I'm trying to write a schema for some XML documents using RELAX-NG, and when I use it with jing, I get an error message I don't understand:
C:\tmp\xml>java -jar jing.jar -c list-test2.rnc list-test.xml
C:\tmp\xml\list-test2.rnc:6:10: error: repeat of "string" or "data" element
Can anyone explain why and help me with a workaround?

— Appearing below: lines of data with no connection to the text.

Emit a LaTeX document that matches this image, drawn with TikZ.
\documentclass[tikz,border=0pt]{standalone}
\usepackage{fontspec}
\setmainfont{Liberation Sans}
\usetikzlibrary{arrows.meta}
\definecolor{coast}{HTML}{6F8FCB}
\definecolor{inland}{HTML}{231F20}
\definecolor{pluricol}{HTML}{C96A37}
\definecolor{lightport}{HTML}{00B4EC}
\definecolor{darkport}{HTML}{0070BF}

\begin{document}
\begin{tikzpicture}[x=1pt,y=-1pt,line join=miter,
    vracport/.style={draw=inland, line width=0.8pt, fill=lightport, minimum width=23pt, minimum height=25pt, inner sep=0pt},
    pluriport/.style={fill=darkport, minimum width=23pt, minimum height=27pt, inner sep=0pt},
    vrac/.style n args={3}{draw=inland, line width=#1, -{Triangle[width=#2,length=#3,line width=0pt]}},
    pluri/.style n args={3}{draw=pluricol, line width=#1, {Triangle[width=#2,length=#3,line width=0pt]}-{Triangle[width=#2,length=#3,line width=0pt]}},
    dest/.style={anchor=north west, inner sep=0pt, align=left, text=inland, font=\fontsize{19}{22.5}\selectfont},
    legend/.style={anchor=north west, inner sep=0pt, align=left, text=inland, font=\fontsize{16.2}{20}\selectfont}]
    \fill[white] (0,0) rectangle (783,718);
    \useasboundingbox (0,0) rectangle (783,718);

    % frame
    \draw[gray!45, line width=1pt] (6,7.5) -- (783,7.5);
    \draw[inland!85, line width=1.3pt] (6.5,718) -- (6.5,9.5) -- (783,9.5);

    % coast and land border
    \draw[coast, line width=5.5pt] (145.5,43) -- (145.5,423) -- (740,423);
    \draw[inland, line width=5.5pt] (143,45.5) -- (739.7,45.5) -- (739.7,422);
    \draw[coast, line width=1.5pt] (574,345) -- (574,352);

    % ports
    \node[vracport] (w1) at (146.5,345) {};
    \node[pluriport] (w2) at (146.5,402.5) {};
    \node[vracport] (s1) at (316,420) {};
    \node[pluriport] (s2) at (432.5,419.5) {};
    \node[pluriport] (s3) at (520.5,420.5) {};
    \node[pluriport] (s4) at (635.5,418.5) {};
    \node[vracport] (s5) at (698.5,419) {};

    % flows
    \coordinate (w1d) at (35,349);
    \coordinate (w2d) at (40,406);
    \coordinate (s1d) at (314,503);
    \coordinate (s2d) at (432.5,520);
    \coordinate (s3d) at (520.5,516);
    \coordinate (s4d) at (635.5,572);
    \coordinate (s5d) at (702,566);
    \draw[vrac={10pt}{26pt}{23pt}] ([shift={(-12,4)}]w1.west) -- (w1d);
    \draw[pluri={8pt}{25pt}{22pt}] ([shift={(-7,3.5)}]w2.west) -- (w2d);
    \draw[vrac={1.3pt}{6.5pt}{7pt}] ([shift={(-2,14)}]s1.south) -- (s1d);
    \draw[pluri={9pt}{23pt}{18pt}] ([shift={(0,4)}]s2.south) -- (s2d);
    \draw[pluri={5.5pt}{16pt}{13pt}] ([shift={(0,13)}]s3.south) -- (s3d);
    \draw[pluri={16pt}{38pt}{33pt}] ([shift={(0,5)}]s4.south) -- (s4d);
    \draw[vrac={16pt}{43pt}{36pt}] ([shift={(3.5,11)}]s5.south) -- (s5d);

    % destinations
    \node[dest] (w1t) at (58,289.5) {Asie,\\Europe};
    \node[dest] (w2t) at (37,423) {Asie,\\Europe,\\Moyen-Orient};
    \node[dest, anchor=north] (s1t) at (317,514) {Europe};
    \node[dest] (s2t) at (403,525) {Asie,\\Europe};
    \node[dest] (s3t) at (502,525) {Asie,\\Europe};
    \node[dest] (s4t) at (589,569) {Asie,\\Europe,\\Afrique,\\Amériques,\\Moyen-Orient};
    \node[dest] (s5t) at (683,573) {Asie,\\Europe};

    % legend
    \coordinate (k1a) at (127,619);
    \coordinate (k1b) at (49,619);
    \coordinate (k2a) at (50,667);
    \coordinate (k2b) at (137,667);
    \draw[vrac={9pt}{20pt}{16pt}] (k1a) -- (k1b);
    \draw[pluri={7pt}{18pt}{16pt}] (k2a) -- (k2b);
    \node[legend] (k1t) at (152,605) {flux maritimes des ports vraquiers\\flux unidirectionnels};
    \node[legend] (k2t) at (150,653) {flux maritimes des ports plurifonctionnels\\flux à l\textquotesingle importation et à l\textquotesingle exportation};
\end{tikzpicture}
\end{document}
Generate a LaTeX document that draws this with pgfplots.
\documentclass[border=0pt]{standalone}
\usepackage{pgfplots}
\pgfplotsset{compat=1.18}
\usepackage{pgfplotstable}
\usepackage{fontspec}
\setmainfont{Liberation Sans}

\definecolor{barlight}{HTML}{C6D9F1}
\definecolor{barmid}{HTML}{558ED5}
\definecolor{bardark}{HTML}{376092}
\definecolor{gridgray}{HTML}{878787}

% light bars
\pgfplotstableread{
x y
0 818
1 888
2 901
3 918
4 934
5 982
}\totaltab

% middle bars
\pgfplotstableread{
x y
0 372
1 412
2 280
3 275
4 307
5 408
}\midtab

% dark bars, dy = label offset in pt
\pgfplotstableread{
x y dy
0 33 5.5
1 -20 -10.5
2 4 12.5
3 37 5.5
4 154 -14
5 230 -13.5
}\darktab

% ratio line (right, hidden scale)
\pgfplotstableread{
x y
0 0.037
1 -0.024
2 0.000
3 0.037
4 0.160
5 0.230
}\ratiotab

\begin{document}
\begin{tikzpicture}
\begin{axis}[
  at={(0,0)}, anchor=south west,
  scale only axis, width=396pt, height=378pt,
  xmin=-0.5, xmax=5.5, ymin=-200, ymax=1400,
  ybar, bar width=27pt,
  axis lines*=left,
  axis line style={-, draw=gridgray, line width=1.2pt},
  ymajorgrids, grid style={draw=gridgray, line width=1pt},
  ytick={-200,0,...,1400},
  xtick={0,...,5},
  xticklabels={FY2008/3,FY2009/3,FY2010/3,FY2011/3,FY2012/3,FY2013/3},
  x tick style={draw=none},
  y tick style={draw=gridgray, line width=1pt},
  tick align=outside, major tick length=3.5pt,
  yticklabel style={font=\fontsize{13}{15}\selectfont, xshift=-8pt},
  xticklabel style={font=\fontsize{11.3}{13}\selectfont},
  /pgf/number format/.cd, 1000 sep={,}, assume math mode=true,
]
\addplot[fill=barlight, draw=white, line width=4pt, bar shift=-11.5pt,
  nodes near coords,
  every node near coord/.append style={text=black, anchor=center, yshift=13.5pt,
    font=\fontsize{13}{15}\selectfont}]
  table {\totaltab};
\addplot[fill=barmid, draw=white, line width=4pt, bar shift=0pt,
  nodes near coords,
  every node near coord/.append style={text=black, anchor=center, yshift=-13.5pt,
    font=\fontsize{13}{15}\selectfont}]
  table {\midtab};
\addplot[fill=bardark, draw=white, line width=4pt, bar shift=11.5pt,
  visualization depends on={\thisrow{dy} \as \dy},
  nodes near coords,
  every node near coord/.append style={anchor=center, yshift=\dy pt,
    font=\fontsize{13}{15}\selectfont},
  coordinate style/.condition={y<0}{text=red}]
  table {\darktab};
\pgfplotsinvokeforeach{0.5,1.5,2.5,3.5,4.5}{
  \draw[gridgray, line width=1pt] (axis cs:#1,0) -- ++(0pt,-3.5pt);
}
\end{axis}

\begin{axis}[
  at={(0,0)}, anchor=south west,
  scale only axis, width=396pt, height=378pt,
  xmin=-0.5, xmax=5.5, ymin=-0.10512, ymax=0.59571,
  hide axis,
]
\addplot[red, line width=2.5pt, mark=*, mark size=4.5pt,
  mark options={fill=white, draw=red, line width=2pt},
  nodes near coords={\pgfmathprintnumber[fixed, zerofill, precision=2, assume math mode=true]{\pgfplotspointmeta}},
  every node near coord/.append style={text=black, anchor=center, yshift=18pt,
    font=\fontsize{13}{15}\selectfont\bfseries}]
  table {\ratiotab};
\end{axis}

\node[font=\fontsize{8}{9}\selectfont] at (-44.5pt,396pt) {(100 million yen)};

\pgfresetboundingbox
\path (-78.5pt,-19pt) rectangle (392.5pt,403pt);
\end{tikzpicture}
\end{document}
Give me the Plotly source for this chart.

Here is a sample document (contrived for simplicity):
list-test.xml:
<?xml version="1.0" encoding="UTF-8"?>
<list-test>
<list name="list1">
foo.bar.baz
quux
be.bop.a.loo.bop
<hole name="somename" />
tutti.frutti
abc678.foobar
</list>
<list name="list2">
test1
test2
test3
<hole name="hole1" />
<hole name="hole2" />
test4
<hole name="hole3" />
</list>
</list-test>
Here is a schema that works OK:
list-test.rnc:
grammar {
start = element list-test { list-test-content }
list-test-content =
(element list { list-content })*
list-content =
attribute name { text },
(text | hole-element)*
hole-element =
element hole { hole-content }
hole-content =
attribute name { text }
}
but when I try to replace the generic text
nodes with specific text patterns, I get the error.
list-test2.rnc:
grammar {
start = element list-test { list-test-content }
list-test-content =
(element list { list-content })*
list-content =
attribute name { identifier },
(qualified-identifier | hole-element)*
hole-element =
element hole { hole-content }
hole-content =
attribute name { identifier }
identifier =
xsd:token { pattern="[A-Za-z_][A-Za-z_0-9]*" }
qualified-identifier =
xsd:token { pattern="[A-Za-z_][A-Za-z_0-9]*(\.[A-Za-z_][A-Za-z_0-9]*)*" }
}
You've bumped up against one of RELAX NG's basic limitations: an element's content can be complex (with text patterns, element patterns, sequence patterns, interleave patterns, and quantifier patterns) or simple (with data patterns, value patterns, and list patterns), but not both at the same time. (Of course, it's possible to have a choice between complex and simple content.)
You really can't do better than to use text here, and maybe write a Schematron rule or two.